Any shortcomings of my experience with this book were due entirely to my lack of focus. Similar to my previous experience with one of her long collections, I think Munro’s style is better digested in short, two-or-three-hundred-something-page books than in six-hundred-plus-page ones such as this. Her stories sometimes have a lot of characters, and the nuances of the relationships will easily escape the scattered mind. I did not bring my best brain to each of these stories, and I am worse off for it. But I also managed to grab some good stuff along the way:

"I feel my father’s life flowing back from our car in the last of the afternoon, darkening and turning strange, like a landscape that has an enchantment on it, making it kindly, ordinary and familiar while you are looking at it, but changing it, once your back is turned, into something you will never know, with all kinds of weathers, and distances you cannot imagine." (18)

"And just as there is a moment, when you are drugged, in which you feel perfectly safe, sure, unreachable, and then without warning and right next to it a moment in which you know the whole protection has fatally cracked, though it is still pretending to hold soundly together, so there is a moment now––the moment, in fact, when Rose hears Flo step on the stairs––that contains for her both present peace and freedom and a sure knowledge of the whole down-spiralling course of events from now on." (135)

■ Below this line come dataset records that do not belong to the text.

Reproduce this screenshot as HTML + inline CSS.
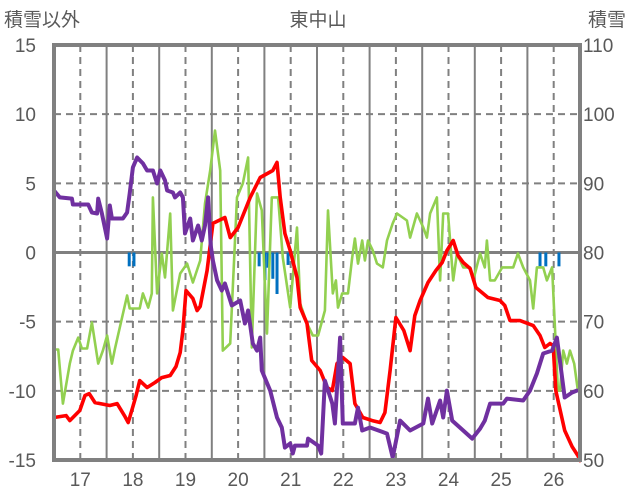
<!DOCTYPE html>
<html><head><meta charset="utf-8"><style>
html,body{margin:0;padding:0;background:#fff;width:636px;height:501px;overflow:hidden}
svg text{font-family:"Liberation Sans","Noto Sans CJK JP",sans-serif;fill:#595959}
</style></head><body>
<svg id="chart" width="636" height="501" xmlns="http://www.w3.org/2000/svg">
<g id="grid"></g>
<g id="bars"></g>
<g id="lines"></g>
<rect x="54" y="45" width="526" height="415" fill="none" stroke="#808080" stroke-width="4"/>
<text x="318" y="26" font-size="19" text-anchor="middle">東中山</text>
<text x="4" y="26" font-size="19">積雪以外</text>
<text x="588" y="26" font-size="19">積雪</text>
<g id="ticks"></g>
</svg>
<script>
const leftTicks=[15,10,5,0,-5,-10,-15];
const rightTicks=[110,100,90,80,70,60,50];
const xTicks=[17,18,19,20,21,22,23,24,25,26];
const redX=[16.50,16.73,16.80,16.99,17.09,17.17,17.28,17.56,17.70,17.85,17.91,18.00,18.06,18.13,18.27,18.42,18.55,18.71,18.82,18.90,18.95,19.01,19.14,19.22,19.28,19.41,19.52,19.75,19.85,20.00,20.23,20.42,20.66,20.74,20.80,20.89,20.99,21.12,21.18,21.31,21.40,21.56,21.69,21.79,21.88,21.99,22.13,22.22,22.37,22.55,22.70,22.79,22.89,23.00,23.15,23.27,23.36,23.46,23.61,23.76,23.88,23.97,24.09,24.18,24.28,24.41,24.52,24.75,24.98,25.07,25.17,25.36,25.61,25.74,25.83,25.93,25.99,26.04,26.21,26.35,26.46,26.50];
const redY=[-11.93,-11.79,-12.15,-11.42,-10.34,-10.20,-10.85,-11.06,-10.92,-11.86,-12.29,-11.14,-10.34,-9.26,-9.76,-9.40,-9.04,-8.89,-8.24,-7.23,-5.64,-2.75,-3.33,-4.19,-3.90,-1.30,2.10,2.53,1.08,1.81,3.98,5.42,5.93,6.51,3.98,1.37,0.14,-1.81,-3.98,-5.13,-7.81,-8.53,-9.76,-9.98,-8.03,-7.59,-8.03,-10.92,-11.93,-12.15,-12.29,-11.57,-8.53,-4.70,-5.64,-7.09,-4.56,-3.47,-2.17,-1.30,-0.72,0.14,0.87,-0.22,-0.72,-1.16,-2.53,-3.25,-3.47,-3.83,-4.92,-4.92,-5.28,-6.00,-6.87,-6.58,-6.72,-9.98,-12.87,-14.03,-14.68,-15.04];
const purpleX=[16.50,16.61,16.84,16.86,17.15,17.22,17.32,17.34,17.41,17.51,17.56,17.60,17.81,17.89,17.94,18.00,18.08,18.19,18.27,18.38,18.46,18.52,18.61,18.65,18.76,18.80,18.90,18.95,18.99,19.09,19.14,19.24,19.31,19.37,19.43,19.48,19.52,19.60,19.69,19.75,19.88,20.04,20.13,20.19,20.28,20.36,20.42,20.45,20.61,20.74,20.83,20.89,20.99,21.04,21.08,21.31,21.33,21.52,21.58,21.65,21.79,21.84,21.94,21.99,22.22,22.28,22.36,22.51,22.83,22.94,23.08,23.27,23.52,23.61,23.69,23.84,23.90,23.97,24.07,24.28,24.45,24.60,24.69,24.79,25.04,25.11,25.42,25.55,25.68,25.80,25.97,26.06,26.16,26.21,26.35,26.44];
const purpleY=[4.48,3.98,3.90,3.47,3.47,2.89,2.82,3.90,2.82,1.01,3.40,2.46,2.46,2.89,4.27,6.15,6.87,6.44,5.93,5.93,4.99,5.93,5.21,4.48,4.34,3.98,4.34,3.98,1.37,2.46,0.87,1.95,0.87,1.95,3.98,0.51,-0.58,-2.02,-2.75,-2.24,-3.83,-3.47,-5.13,-4.19,-6.58,-7.09,-6.15,-8.53,-9.98,-11.93,-12.65,-14.10,-13.81,-14.53,-13.96,-13.96,-13.45,-13.96,-14.53,-9.26,-10.92,-12.36,-6.15,-12.36,-12.36,-11.21,-12.87,-12.65,-13.09,-14.82,-12.15,-12.87,-12.36,-10.56,-12.36,-10.70,-11.93,-9.98,-12.15,-12.87,-13.45,-12.73,-12.15,-10.92,-10.92,-10.56,-10.70,-9.98,-8.75,-7.30,-7.09,-6.15,-9.04,-10.48,-10.12,-9.98];
const greenX=[16.50,16.58,16.67,16.80,16.86,16.96,17.03,17.13,17.22,17.34,17.43,17.51,17.60,17.66,17.89,17.94,18.13,18.19,18.29,18.36,18.38,18.46,18.55,18.61,18.71,18.76,18.90,19.03,19.14,19.28,19.37,19.47,19.56,19.66,19.71,19.85,19.98,20.09,20.19,20.26,20.36,20.45,20.55,20.64,20.76,20.85,20.99,21.12,21.18,21.31,21.42,21.52,21.65,21.71,21.80,21.86,21.90,21.98,22.09,22.17,22.22,22.28,22.36,22.41,22.47,22.56,22.64,22.75,22.83,22.94,23.02,23.21,23.27,23.40,23.52,23.59,23.65,23.78,23.84,23.90,23.99,24.09,24.16,24.28,24.41,24.47,24.60,24.69,24.73,24.79,24.88,25.02,25.23,25.32,25.42,25.55,25.61,25.68,25.80,25.87,25.97,26.08,26.12,26.18,26.25,26.31,26.39,26.46];
const greenY=[-7.01,-7.01,-10.92,-8.03,-7.09,-6.15,-6.94,-6.94,-5.06,-8.03,-7.09,-6.00,-8.03,-6.94,-3.11,-4.05,-4.05,-2.96,-3.98,-2.96,3.98,-2.96,-0.07,-1.81,2.82,-4.19,-1.52,-0.80,-2.17,-0.58,3.54,5.93,8.82,5.93,-7.09,-6.58,3.98,4.99,6.87,-6.87,4.27,3.04,-5.86,3.98,3.98,-0.36,-3.98,1.81,-3.69,-5.13,-6.00,-6.00,-4.19,3.04,-2.96,-2.02,-3.98,-2.96,-2.96,-0.36,1.01,-0.80,0.87,-0.58,0.87,0.14,-0.80,-1.08,0.87,2.10,2.82,2.31,1.08,2.82,1.81,1.08,2.82,3.98,-2.02,2.82,2.82,-2.02,-0.07,-1.08,-1.08,-2.02,-0.07,-1.08,0.87,-2.02,-2.02,-1.08,-1.08,-0.07,-1.08,-2.02,-4.05,-1.08,-1.08,-2.02,-1.08,-9.98,-9.98,-7.09,-8.03,-7.09,-8.03,-9.98];
const snowX=[17.93,18.02,20.40,20.51,20.57,20.66,20.74,20.95,25.74,25.85,26.10];
const snowY=[-1.0,-1.0,-1.0,-2.0,-1.1,-1.9,-3.0,-0.9,-1.0,-1.0,-1.0];

const NS='http://www.w3.org/2000/svg';
const X0=54,X1=580,Y0=45,Y1=460;
function xs(v){return X0+(v-16.5)*(X1-X0)/10;}
function ys(v){return Y1-(v+15)*(Y1-Y0)/30;}
function mk(tag,attrs,parent){const e=document.createElementNS(NS,tag);for(const k in attrs)e.setAttribute(k,attrs[k]);parent.appendChild(e);return e;}
const grid=document.getElementById('grid');
for(let i=0;i<10;i++){
  const ln=mk('line',{x1:xs(i+17),x2:xs(i+17),y1:Y0,y2:Y1,stroke:'#808080','stroke-width':2,'stroke-dasharray':'7,5'},grid);
  
  
  if(i<9){const s=mk('line',{x1:xs(i+17.5),x2:xs(i+17.5),y1:Y0,y2:Y1,stroke:'#808080','stroke-width':2},grid);
  
  }
}
leftTicks.forEach(v=>{
  if(v===15||v===-15)return;
  const ln=mk('line',{x1:X0,x2:X1,y1:ys(v),y2:ys(v),stroke:'#808080','stroke-width':v===0?3:2,'stroke-dasharray':v===0?'none':'7,5'},grid);
  
  
});
const bars=document.getElementById('bars');
snowX.forEach((x,i)=>{
  const r=mk('rect',{x:xs(x)-1.5,y:ys(0),width:3,height:ys(snowY[i])-ys(0),fill:'#0070c0'},bars);
  
  
});
const lines=document.getElementById('lines');
function line(xa,ya,color,w,name){
  const d=xa.map((x,i)=>(i?'L':'M')+xs(x).toFixed(1)+' '+ys(ya[i]).toFixed(1)).join(' ');
  const p=mk('path',{d:d,fill:'none',stroke:color,'stroke-width':w,'stroke-linejoin':'round','stroke-linecap':'round'},lines);
  
  
}
line(greenX,greenY,'#92d050',2.6,'green-series');
line(redX,redY,'#ff0000',3.6,'red-series');
line(purpleX,purpleY,'#7030a0',4,'purple-series');
const ticks=document.getElementById('ticks');
leftTicks.forEach(v=>{
  const t=mk('text',{x:36,y:ys(v)+7,'font-size':19,'text-anchor':'end'},ticks);
  t.textContent=v;
  
  
});
rightTicks.forEach((v,i)=>{
  const t=mk('text',{x:583,y:ys(leftTicks[i])+7,'font-size':19},ticks);
  t.textContent=v;
  
  
});
xTicks.forEach(v=>{
  const t=mk('text',{x:xs(v),y:486,'font-size':19,'text-anchor':'middle'},ticks);
  t.textContent=v;
  
  
});
</script>
</body></html>
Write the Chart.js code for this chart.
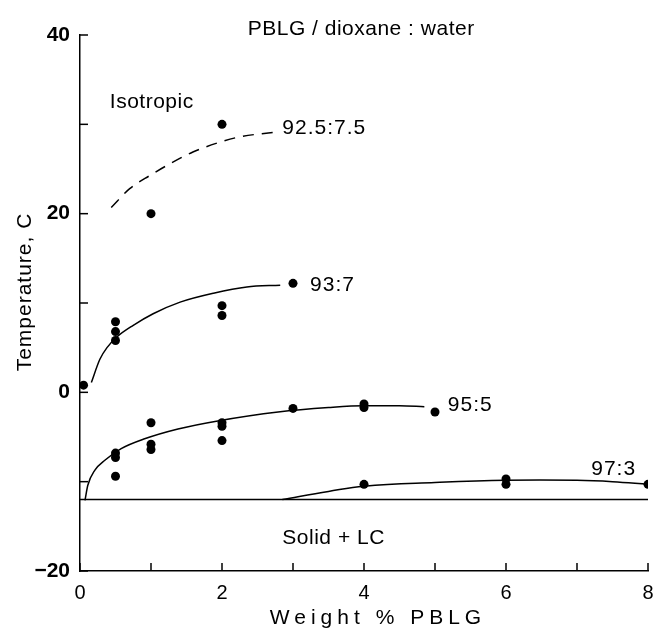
<!DOCTYPE html>
<html>
<head>
<meta charset="utf-8">
<script src="https://cdn.jsdelivr.net/npm/chart.js@4.4.1/dist/chart.umd.min.js"></script>
<style>
  html, body { margin: 0; padding: 0; background: #fff; }
  #wrap { width: 654px; height: 634px; }
</style>
</head>
<body>
<div id="wrap"><canvas id="fase"></canvas></div>
<script>
// Nombres de las series (dioxano : agua)
var serieNombres = ['92.5:7.5', '93:7', '95:5', '97:3'];

// Puntos medidos
var x925 = [1, 2];
var y925 = [20, 30];
var x93 = [0.05, 0.5, 0.5, 0.5, 2, 2, 3];
var y93 = [0.8, 7.9, 6.8, 5.8, 9.7, 8.6, 12.2];
var x95 = [0.5, 0.5, 0.5, 1, 1, 1, 2, 2, 2, 3, 4, 4, 5];
var y95 = [-6.8, -7.3, -9.4, -3.4, -5.8, -6.4, -3.4, -3.8, -5.4, -1.8, -1.3, -1.7, -2.2];
var x97 = [4, 6, 6, 8];
var y97 = [-10.3, -9.7, -10.3, -10.3];

// Curvas trazadas a mano
var curvaX925 = [0.44, 0.70, 0.99, 1.27, 1.59, 1.93, 2.25, 2.72];
var curvaY925 = [20.7, 22.8, 24.3, 25.6, 26.9, 27.9, 28.6, 29.1];
var curvaX93 = [0.16, 0.28, 0.38, 0.52, 0.75, 1.03, 1.41, 1.88, 2.35, 2.82];
var curvaY93 = [1.1, 3.7, 5.0, 6.2, 7.5, 8.8, 10.1, 11.1, 11.8, 12.0];
var curvaX95 = [0.07, 0.11, 0.21, 0.35, 0.58, 0.91, 1.38, 1.94, 2.79, 3.5, 4, 4.5, 4.85];
var curvaY95 = [-12.1, -10.4, -8.7, -7.6, -6.3, -5.2, -4.1, -3.2, -2.2, -1.7, -1.5, -1.5, -1.6];
var curvaX97 = [2.85, 3.5, 4, 5, 6, 7, 7.5, 8];
var curvaY97 = [-12, -11.1, -10.5, -10.1, -9.85, -9.85, -10, -10.3];

// Limite solido + LC
var solidoX = [0, 8];
var solidoY = [-12, -12];

// Marcas de los ejes
var xTicks = [0, 2, 4, 6, 8];
var yTicks = [-20, 0, 20, 40];

function pares(xs, ys) {
    return xs.map(function (x, i) { return { x: x, y: ys[i] }; });
}

function puntos(xs, ys) {
    return {
        data: pares(xs, ys),
        showLine: false,
        pointRadius: 4.5,
        pointBackgroundColor: '#000',
        pointBorderWidth: 0
    };
}

function curva(xs, ys, dash, monotona) {
    var ds = {
        data: pares(xs, ys),
        showLine: true,
        pointRadius: 0,
        borderColor: '#000',
        borderWidth: 1.5,
        borderDash: dash || [],
        tension: 0.4,
        fill: false
    };
    if (monotona) ds.cubicInterpolationMode = 'monotone';
    return ds;
}

var fuente = '"Liberation Sans", Arial, sans-serif';

// textos dentro del grafico (coordenadas en unidades de datos)
var notas = [
    { text: 'PBLG / dioxane : water', x: 3.96, y: 40.6, align: 'center' },
    { text: 'Isotropic', x: 0.42, y: 32.5, align: 'left' },
    { text: serieNombres[0], x: 2.85, y: 29.6, align: 'left', sp: 1 },
    { text: serieNombres[1], x: 3.24, y: 12.0, align: 'left', sp: 1 },
    { text: serieNombres[2], x: 5.18, y: -1.4, align: 'left', sp: 1 },
    { text: serieNombres[3], x: 7.2, y: -8.6, align: 'left', sp: 1 },
    { text: 'Solid + LC', x: 2.85, y: -16.3, align: 'left' }
];

var textos = {
    id: 'textos',
    afterDraw: function (chart) {
        var ctx = chart.ctx;
        var sx = chart.scales.x, sy = chart.scales.y;
        var area = chart.chartArea;
        ctx.save();
        // marcas hacia dentro
        ctx.strokeStyle = '#000';
        ctx.lineWidth = 1.5;
        sx.ticks.forEach(function (t) {
            var px = sx.getPixelForValue(t.value);
            ctx.beginPath();
            ctx.moveTo(px, area.bottom);
            ctx.lineTo(px, area.bottom - 8);
            ctx.stroke();
        });
        sy.ticks.forEach(function (t) {
            var py = sy.getPixelForValue(t.value);
            ctx.beginPath();
            ctx.moveTo(area.left, py);
            ctx.lineTo(area.left + 8, py);
            ctx.stroke();
        });

        ctx.fillStyle = '#000';
        ctx.textBaseline = 'middle';
        ctx.font = '21px ' + fuente;
        notas.forEach(function (n) {
            ctx.letterSpacing = (n.sp || 0.5) + 'px';
            ctx.textAlign = n.align;
            ctx.fillText(n.text, sx.getPixelForValue(n.x), sy.getPixelForValue(n.y));
        });

        // titulos de ejes
        ctx.letterSpacing = '5px';
        ctx.textAlign = 'center';
        ctx.fillText('Weight % PBLG', 378, 618);

        ctx.letterSpacing = '1px';
        ctx.translate(25, 292);
        ctx.rotate(-Math.PI / 2);
        ctx.fillText('Temperature, C', 0, 0);
        ctx.restore();
    }
};

var ctx = document.getElementById('fase').getContext('2d');

new Chart(ctx, {
    type: 'scatter',
    data: {
        datasets: [
            puntos(x925, y925),
            puntos(x93, y93),
            puntos(x95, y95),
            puntos(x97, y97),
            curva(curvaX925, curvaY925, [11, 8], true),
            curva(curvaX93, curvaY93, null, true),
            curva(curvaX95, curvaY95, null, true),
            curva(curvaX97, curvaY97),
            curva(solidoX, solidoY)
        ]
    },
    options: {
        responsive: true,
        maintainAspectRatio: false,
        animation: false,
        layout: { padding: { left: 0, top: 35, right: 6, bottom: 0 } },
        plugins: {
            legend: { display: false },
            tooltip: { enabled: false }
        },
        scales: {
            x: {
                type: 'linear',
                min: 0,
                max: 8,
                afterFit: function (s) {
                    s.height = 63;
                    s.paddingLeft = 0;
                    s.paddingRight = 0;
                },
                ticks: {
                    stepSize: 1,
                    padding: 10,
                    color: '#000',
                    font: { family: fuente, size: 20 },
                    callback: function (v) { return xTicks.indexOf(v) >= 0 ? String(v) : ''; }
                },
                grid: { drawOnChartArea: false, drawTicks: false },
                border: { color: '#000', width: 1.5 }
            },
            y: {
                type: 'linear',
                min: -20,
                max: 40,
                afterFit: function (s) {
                    s.width = 80;
                    s.paddingTop = 0;
                    s.paddingBottom = 0;
                },
                ticks: {
                    stepSize: 10,
                    padding: 10,
                    color: '#000',
                    font: { family: fuente, size: 21, weight: 'bold' },
                    callback: function (v) {
                        if (yTicks.indexOf(v) < 0) return '';
                        return v < 0 ? '\u2212' + Math.abs(v) : String(v);
                    }
                },
                grid: { drawOnChartArea: false, drawTicks: false },
                border: { color: '#000', width: 1.5 }
            }
        }
    },
    plugins: [textos]
});
</script>
</body>
</html>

"Robert is a stocky, athletic-looking man, with curly, graying hair and bright brown eyes. His friendliness and obligingness are often emphatic, so that people might get the feeling of being buffeted from all sides. This is a manner that serves him well in Gilmore, where assurances are supposed to be repeated, and in fact much of conversation is repetition, a sort of dance of good intentions, without surprises. Just occasionally, talking to people, he feels something else, an obstruction, and isn’t sure what it is (malice, stubbornness?) but it’s like a rock at the bottom of a river when you’re swimming––the clear water lifts you over it." (431)

"People are curious. A few people are. They will be driven to find things out, even trivial things. They will put things together. You see them going around with notebooks, scraping the dirt off gravestones, reading microfilm, just in the hope of seeing this trickle in time, making a connection, rescuing things from the rubbish. And they may have got it wrong, after all. I may have got it wrong." (497)

"Sometimes our connection is frayed, it is in danger, it seems almost lost. Views and streets deny knowledge of us, the air grows thin. Wouldn’t we rather have a destiny to submit to, then, something that claims us, anything, instead of such flimsy choices, arbitrary days?" (602)

"She felt the first signal of a love affair like the warmth of the sun on her skin, like music through a doorway, or the moment, as she had often said, when the black-and-white television commercial bursts into color. She did not think that her time was being wasted. She did not think it had been wasted." (637)

Unsurprisingly, Munro is even capable of articulating what it feels like to read her own writing: “Often these sentences seemed so satisfying to me, or so elusive and lovely, that I could not help abandoning all the surrounding words and giving myself up to a peculiar state” (585).

I am grateful for, and endlessly baffled by, the inimitable flavor of Alice Munro’s peculiarity.